_Data segment:_
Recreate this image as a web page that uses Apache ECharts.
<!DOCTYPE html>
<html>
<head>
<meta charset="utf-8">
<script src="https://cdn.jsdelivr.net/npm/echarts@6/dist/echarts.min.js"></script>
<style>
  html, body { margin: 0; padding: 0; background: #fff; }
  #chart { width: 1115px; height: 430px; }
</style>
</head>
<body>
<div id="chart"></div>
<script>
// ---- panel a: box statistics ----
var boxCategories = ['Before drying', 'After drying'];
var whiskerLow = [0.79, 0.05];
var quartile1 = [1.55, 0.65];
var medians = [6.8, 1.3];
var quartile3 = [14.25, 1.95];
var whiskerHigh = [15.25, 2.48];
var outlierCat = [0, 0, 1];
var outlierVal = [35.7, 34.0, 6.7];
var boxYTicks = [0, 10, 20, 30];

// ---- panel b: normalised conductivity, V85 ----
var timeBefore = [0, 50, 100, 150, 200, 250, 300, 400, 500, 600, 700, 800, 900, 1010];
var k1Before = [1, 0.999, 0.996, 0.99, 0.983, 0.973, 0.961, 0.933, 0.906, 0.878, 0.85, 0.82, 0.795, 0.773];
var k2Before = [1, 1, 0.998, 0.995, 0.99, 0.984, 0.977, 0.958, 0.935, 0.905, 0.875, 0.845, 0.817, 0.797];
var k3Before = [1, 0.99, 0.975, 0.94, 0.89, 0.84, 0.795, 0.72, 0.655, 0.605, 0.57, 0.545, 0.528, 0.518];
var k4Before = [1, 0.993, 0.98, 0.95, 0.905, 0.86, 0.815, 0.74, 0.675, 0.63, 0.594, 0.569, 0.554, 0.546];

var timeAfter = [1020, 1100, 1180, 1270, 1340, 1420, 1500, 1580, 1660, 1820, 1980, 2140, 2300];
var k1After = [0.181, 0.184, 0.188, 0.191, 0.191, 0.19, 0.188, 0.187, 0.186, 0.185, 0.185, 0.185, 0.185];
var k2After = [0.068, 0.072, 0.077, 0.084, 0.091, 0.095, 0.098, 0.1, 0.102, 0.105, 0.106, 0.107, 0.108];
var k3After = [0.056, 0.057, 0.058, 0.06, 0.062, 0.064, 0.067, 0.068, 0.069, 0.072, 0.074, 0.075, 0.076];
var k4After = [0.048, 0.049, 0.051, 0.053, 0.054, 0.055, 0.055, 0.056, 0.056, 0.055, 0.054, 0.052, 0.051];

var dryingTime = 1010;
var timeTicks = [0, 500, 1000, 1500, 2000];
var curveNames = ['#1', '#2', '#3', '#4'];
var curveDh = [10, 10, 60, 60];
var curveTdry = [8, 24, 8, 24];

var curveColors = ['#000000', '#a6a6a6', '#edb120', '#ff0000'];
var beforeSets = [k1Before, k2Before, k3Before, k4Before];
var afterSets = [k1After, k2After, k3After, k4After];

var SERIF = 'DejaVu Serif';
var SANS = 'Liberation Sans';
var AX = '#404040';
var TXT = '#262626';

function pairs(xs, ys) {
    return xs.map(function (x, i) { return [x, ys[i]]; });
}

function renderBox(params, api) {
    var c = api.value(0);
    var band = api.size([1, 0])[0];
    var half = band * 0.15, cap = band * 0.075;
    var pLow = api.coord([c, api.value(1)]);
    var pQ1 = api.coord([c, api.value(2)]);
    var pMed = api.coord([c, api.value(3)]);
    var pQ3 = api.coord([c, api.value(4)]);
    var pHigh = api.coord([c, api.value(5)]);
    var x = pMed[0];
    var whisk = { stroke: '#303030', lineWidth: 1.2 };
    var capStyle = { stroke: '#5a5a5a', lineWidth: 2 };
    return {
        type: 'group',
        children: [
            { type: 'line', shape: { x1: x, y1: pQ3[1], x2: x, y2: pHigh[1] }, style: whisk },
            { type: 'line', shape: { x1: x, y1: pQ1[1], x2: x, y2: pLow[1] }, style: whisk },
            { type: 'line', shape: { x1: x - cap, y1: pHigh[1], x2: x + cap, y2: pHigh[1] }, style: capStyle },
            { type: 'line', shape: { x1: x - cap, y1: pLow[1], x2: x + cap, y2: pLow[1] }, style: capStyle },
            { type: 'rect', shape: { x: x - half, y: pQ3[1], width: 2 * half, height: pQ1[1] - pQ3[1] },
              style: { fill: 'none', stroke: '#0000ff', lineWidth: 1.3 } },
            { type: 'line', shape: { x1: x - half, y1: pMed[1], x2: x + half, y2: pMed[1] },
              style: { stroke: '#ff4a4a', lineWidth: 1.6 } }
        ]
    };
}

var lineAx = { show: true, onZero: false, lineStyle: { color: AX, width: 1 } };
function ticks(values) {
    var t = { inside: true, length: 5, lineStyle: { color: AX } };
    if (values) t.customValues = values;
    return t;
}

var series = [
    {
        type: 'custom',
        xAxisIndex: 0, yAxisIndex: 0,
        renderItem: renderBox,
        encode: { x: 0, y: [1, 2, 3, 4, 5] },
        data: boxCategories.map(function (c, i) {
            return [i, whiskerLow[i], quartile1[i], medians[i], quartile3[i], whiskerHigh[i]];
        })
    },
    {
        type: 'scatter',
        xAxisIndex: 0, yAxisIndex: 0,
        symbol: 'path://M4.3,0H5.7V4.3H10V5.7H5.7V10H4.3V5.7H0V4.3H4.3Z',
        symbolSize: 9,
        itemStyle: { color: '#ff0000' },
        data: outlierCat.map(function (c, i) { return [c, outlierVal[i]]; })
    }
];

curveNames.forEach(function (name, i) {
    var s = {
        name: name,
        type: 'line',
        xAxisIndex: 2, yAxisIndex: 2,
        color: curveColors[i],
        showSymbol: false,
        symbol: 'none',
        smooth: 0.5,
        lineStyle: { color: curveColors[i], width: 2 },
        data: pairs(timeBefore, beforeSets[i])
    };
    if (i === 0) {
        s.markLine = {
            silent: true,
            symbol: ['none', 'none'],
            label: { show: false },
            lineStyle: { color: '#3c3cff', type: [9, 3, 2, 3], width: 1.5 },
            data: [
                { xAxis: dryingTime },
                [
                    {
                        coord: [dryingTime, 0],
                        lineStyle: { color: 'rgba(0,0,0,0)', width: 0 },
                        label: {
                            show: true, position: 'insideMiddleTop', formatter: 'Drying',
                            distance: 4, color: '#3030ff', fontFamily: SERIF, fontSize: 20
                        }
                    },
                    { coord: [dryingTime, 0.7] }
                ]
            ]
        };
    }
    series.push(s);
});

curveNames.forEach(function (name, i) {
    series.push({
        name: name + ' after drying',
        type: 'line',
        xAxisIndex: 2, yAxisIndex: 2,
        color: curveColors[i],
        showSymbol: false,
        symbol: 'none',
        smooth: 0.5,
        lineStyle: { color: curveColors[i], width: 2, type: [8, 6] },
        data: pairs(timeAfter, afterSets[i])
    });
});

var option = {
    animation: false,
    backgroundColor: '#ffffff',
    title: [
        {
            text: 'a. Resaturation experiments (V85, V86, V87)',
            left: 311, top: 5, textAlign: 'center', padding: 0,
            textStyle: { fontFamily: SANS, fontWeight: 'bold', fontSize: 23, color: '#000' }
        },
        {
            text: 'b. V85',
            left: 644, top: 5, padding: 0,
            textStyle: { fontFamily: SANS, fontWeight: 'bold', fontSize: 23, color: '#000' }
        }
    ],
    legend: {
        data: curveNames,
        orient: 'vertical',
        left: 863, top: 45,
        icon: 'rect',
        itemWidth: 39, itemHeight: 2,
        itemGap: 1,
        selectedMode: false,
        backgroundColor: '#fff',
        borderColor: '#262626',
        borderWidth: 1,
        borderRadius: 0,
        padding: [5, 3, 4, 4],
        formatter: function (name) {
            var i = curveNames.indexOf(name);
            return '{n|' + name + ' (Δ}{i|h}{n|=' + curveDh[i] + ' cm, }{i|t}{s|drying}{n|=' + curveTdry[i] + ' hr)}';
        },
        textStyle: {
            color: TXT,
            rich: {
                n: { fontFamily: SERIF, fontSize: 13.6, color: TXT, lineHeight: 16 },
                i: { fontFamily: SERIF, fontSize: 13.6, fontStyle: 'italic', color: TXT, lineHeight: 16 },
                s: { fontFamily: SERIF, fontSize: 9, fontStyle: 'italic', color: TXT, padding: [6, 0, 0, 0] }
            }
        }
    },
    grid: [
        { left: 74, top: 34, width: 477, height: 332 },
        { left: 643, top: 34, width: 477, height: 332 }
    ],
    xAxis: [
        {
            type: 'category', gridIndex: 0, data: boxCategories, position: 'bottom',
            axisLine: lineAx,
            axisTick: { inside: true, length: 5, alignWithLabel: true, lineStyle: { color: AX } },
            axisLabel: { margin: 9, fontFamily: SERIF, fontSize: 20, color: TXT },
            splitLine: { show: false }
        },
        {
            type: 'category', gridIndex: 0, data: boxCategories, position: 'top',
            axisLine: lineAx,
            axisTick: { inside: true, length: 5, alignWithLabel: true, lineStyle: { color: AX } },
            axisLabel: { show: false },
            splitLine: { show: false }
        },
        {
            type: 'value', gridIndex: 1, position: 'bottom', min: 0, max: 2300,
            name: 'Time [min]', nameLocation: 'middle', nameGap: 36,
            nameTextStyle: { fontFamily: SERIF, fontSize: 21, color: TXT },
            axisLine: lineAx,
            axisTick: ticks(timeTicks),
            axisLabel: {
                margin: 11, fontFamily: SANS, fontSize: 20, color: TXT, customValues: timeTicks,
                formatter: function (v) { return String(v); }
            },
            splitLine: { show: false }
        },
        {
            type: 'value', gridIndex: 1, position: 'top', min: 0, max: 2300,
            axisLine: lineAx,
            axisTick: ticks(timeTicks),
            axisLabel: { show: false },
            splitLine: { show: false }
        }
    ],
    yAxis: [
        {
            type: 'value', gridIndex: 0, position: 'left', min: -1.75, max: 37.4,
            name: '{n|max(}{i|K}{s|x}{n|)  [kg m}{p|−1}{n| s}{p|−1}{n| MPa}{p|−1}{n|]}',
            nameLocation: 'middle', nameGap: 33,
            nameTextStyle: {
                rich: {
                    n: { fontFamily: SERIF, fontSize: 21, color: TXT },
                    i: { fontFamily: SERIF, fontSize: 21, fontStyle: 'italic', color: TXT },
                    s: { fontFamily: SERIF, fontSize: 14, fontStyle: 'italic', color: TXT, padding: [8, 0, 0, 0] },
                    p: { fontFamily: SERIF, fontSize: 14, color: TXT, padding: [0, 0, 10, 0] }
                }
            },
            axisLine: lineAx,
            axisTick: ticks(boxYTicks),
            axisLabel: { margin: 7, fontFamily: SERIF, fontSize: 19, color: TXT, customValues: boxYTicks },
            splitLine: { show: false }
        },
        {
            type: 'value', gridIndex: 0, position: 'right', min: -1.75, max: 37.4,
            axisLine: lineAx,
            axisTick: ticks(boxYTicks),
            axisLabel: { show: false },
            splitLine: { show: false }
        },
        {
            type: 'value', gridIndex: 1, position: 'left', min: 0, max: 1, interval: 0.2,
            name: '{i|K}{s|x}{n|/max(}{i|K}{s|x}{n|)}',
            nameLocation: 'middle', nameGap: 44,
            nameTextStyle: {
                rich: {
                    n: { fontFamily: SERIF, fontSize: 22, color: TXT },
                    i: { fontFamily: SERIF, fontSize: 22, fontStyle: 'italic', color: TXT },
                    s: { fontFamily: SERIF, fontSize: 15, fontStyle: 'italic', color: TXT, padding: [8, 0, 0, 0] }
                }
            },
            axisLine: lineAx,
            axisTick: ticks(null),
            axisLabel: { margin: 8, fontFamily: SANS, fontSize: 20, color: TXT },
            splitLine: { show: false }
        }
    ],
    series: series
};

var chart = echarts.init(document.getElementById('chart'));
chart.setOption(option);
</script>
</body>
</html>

_Task details:_ Write out, unaltered, the lines from the opening of the listing through the line that includes "0.569, 0.554, 0.546];".

_Completed task:_
Recreate this image as a web page that uses Apache ECharts.
<!DOCTYPE html>
<html>
<head>
<meta charset="utf-8">
<script src="https://cdn.jsdelivr.net/npm/echarts@6/dist/echarts.min.js"></script>
<style>
  html, body { margin: 0; padding: 0; background: #fff; }
  #chart { width: 1115px; height: 430px; }
</style>
</head>
<body>
<div id="chart"></div>
<script>
// ---- panel a: box statistics ----
var boxCategories = ['Before drying', 'After drying'];
var whiskerLow = [0.79, 0.05];
var quartile1 = [1.55, 0.65];
var medians = [6.8, 1.3];
var quartile3 = [14.25, 1.95];
var whiskerHigh = [15.25, 2.48];
var outlierCat = [0, 0, 1];
var outlierVal = [35.7, 34.0, 6.7];
var boxYTicks = [0, 10, 20, 30];

// ---- panel b: normalised conductivity, V85 ----
var timeBefore = [0, 50, 100, 150, 200, 250, 300, 400, 500, 600, 700, 800, 900, 1010];
var k1Before = [1, 0.999, 0.996, 0.99, 0.983, 0.973, 0.961, 0.933, 0.906, 0.878, 0.85, 0.82, 0.795, 0.773];
var k2Before = [1, 1, 0.998, 0.995, 0.99, 0.984, 0.977, 0.958, 0.935, 0.905, 0.875, 0.845, 0.817, 0.797];
var k3Before = [1, 0.99, 0.975, 0.94, 0.89, 0.84, 0.795, 0.72, 0.655, 0.605, 0.57, 0.545, 0.528, 0.518];
var k4Before = [1, 0.993, 0.98, 0.95, 0.905, 0.86, 0.815, 0.74, 0.675, 0.63, 0.594, 0.569, 0.554, 0.546];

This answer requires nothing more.